Die Sakralisierung der Jahre 1941 bis 1945 hätte eine Antwort finden müssen auf die Frage „Wann begann der Krieg und wann endete er?“. Es ist, als ob der spanische Bürgerkrieg, der sowjetisch-finnische Krieg, die Besetzung Ostpolens, die Invasion der Mandschurei oder auch die Teilung der koreanischen Halbinsel einfach ausgeklammert wurden. Dank ihrer Propagandamaschine erscheint die Sowjetunion als unbefleckter Akteur. Und das, obwohl der Zweite Weltkrieg nüchtern betrachtet das Ergebnis eines weltweiten Totalisierungsprozesses der Staaten war, die auf den Trümmern der nach dem Ersten Weltkrieg in sich zusammengestürzten Monarchien entstanden waren.  

Die Autokratien heute nutzen den Metanarrativ des Großen Vaterländischen Krieges zur Legitimation ihrer Existenz. Die Grenze zwischen dem Moralischen und dem Unmoralischen verläuft also zwischen denen, die sich bereitwillig nach der tragischen Vergangenheit wie nach einem Heiligtum ausrichten, und denen, die versuchen, in der Zukunft nach dem „Ende der Geschichte“ zu suchen: nicht dem, in dem die westliche Demokratie sich endgültig durchsetzt, sondern in dem die Waffe der Ideologie ihre Wirkmächtigkeit verloren hat. 
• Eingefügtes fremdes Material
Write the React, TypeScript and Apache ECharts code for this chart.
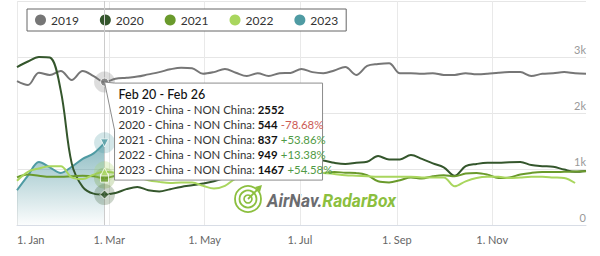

Die Spaltung verläuft entlang der primitiven Unterscheidung zwischen den Eigenen und den Fremden. Nicht zufällig begleiteten Regierungsverlautbarungen à la „Habt ihr Stalingrad vergessen?“ oder das menschenfresserische „Wir können das wiederholen“ die politische Krise in Belarus. Das Konzept des äußeren Feindes ist heute untrennbar mit dem Narrativ des Großen Vaterländischen Krieges verknüpft.